Selanjutnya, menurut Pasal 29 Undang-Undang Perbankan,
pembinaan dan pengawasan BPR dilakukan oleh Bank Indonesia, dimana terkait ini,
BPR wajib memelihara tingkat kesehatan bank sesuai dengan ketentuan kecukupan
modal, kualitas aset, kualitas manajemen, likuiditas, rentabilitas, solvabilitas,
dan aspek lain yang berhubungan dengan usaha bank, dan wajib melakukan kegiatan
usaha sesuai dengan prinsip kehati‑hatian.
2. Undang-Undang
Nomor 25 Tahun 1992 tentang Perkoperasian
Dalam hal LKM yang dibentuk berupa koperasi, yang dalam hal ini bentuk koperasi
yang sesuai dengan LKM adalah koperasi simpan pinjam atau unit simpan pinjam
koperasi, pengaturan dalam Undang-Undang Koperasi yang perlu menjadi perhatian
untuk diharmonisasi atau disinkronisasi dalam wacana pembentukan Undang-Undang
LKM adalah beberapa ketentuan pasal
sebagai berikut, yaitu Pasal 1 angka 1, Pasal 9, dan Pasal 44 Undang-Undang
Perkoperasian.
Dalam hal pendirian LKM yang berbentuk koperasi simpan pinjam, menurut
Pasal 9 Undang-Undang Koperasi,
memperoleh status badan hukum setelah akta pendiriannya disahkan oleh
Pemerintah.
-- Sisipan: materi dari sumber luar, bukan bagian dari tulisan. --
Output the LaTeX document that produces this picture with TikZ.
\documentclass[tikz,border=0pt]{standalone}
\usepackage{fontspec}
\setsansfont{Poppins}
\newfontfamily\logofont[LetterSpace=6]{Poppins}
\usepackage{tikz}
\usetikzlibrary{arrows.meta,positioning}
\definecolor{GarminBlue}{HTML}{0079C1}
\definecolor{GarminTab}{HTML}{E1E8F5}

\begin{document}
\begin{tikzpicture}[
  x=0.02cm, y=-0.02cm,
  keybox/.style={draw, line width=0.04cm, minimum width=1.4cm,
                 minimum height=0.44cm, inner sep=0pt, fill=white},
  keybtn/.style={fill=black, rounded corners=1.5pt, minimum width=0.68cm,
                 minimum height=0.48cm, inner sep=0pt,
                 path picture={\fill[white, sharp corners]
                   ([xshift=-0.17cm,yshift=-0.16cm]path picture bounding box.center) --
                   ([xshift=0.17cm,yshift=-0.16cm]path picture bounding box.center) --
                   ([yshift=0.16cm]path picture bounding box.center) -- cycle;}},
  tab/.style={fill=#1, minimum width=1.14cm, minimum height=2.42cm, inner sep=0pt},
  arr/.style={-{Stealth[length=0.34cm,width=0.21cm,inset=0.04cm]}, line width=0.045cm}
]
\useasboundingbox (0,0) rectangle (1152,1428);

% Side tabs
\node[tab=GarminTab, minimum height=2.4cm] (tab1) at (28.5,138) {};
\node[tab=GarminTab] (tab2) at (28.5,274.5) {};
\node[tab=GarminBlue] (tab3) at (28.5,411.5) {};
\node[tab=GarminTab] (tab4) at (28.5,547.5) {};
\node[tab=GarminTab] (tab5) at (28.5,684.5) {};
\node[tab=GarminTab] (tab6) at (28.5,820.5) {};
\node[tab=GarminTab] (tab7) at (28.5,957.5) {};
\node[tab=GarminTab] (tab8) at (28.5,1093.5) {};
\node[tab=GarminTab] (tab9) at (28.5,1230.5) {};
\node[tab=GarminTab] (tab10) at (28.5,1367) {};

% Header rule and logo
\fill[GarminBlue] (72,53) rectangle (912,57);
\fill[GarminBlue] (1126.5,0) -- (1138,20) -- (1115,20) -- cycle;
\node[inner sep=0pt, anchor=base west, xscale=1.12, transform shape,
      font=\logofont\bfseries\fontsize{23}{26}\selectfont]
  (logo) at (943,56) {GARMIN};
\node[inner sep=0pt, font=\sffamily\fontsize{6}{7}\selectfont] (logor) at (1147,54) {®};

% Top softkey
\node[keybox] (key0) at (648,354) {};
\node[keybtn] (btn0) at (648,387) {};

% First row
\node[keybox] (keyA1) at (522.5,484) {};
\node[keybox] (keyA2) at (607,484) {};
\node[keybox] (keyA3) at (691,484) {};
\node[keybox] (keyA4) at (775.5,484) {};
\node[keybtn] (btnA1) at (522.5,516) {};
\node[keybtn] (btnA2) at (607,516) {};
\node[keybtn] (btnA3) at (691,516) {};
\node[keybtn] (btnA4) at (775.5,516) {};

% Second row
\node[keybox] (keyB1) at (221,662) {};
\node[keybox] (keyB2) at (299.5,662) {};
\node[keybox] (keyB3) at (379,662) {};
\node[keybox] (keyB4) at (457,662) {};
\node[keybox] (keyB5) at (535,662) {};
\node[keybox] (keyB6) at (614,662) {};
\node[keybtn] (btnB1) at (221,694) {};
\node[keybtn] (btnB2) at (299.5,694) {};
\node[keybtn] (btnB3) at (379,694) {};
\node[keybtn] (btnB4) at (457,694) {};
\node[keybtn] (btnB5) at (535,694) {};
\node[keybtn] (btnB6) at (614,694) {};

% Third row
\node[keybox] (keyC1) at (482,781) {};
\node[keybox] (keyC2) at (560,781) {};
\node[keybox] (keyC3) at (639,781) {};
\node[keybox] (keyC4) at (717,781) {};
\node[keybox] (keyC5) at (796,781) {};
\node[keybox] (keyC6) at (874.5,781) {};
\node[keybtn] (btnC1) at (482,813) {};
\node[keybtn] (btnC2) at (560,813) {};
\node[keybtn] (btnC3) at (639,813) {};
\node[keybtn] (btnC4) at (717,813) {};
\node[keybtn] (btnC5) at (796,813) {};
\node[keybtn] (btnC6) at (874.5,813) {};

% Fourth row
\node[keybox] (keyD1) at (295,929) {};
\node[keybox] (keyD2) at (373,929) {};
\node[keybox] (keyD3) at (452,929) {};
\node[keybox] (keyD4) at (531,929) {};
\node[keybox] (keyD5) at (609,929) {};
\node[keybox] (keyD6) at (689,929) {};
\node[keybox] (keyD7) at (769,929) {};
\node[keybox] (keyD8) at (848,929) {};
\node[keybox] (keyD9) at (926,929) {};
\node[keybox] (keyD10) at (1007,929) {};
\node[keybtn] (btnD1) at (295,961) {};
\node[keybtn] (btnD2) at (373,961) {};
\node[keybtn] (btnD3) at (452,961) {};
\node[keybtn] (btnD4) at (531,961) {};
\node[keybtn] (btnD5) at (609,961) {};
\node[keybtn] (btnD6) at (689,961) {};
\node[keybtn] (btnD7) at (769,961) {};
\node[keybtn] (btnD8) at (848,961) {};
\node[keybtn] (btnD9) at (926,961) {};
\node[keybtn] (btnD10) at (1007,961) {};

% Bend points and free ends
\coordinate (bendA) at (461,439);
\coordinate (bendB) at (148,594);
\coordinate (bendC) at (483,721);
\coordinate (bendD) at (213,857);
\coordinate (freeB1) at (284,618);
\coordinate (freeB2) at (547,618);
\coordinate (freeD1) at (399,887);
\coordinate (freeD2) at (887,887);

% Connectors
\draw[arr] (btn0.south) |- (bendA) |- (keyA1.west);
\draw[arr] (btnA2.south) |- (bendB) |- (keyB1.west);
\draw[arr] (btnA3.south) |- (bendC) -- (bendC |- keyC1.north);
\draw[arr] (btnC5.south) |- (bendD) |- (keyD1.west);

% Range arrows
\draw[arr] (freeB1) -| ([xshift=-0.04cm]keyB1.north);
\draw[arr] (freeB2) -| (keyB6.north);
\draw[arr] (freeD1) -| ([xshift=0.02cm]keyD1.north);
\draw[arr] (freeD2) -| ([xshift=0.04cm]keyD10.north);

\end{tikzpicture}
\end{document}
Selanjutnya, dalam Pasal 44 Undang-Undang Perkoperasian menyatakan
bahwa dalam menjalankan usahanya, Koperasi dapat melaksanakan usaha simpan
pinjam, dengan cara menghimpun dana dan menyalurkannya melalui kegiatan usaha
simpan pinjam dari dan untuk:
a. anggota
Koperasi yang bersangkutan;
b. Koperasi lain
dan/atau anggotanya.
Pada prinsipnya, pengaturan mengenai kegiatan Koperasi Simpan Pinjam atau
unit simpan pinjam koperasi belum diatur secara detil dalam undang-undang
tersendiri, namun sebagai peraturan pelaksana telah diatur dalam Peraturan
Pemerintah Nomor 9 Tahun 1995 tentang Pelaksanaan
Kegiatan Usaha Simpan Pinjam Oleh Koperasi. Substansi-substansi pokok yang
diatur dalam Peraturan Pemerintah Nomor 9 Tahun 1995 memuat definisi
Koperasi Simpan Pinjam (KSP), bentuk organisasi, pendirian, permodalan, dan
pembinaan. Definisi KSP menurut Pasal 1 angka 2 Peraturan Pemerintah Nomor 9 Tahun 1995 adalah koperasi yang
kegiatannya hanya usaha simpan pinjam. Bentuk organisasi dari KSP menurut Pasal
2 Peraturan Pemerintah Nomor 9 Tahun
1995 dinyatakan bahwa kegiatan usaha
simpan pinjam hanya dilaksanakan oleh Koperasi Simpan Pinjam atau Unit Simpan
Pinjam, dimana bentuk keduanya dapat berbentuk Koperasi Primer atau Koperasi
Sekunder. Selanjutnya, dalam hal pendirian,
menurut Pasal 3 Peraturan Pemerintah
Nomor 9 Tahun 1995, dinyatakan bahwa Pendirian Koperasi Simpan Pinjam
dilaksanakan sesuai dengan peraturan perundang-undangan mengenai persyaratan
dan tata cara pengesahan Akta Pendirian dan perubahan Anggaran Dasar Koperasi.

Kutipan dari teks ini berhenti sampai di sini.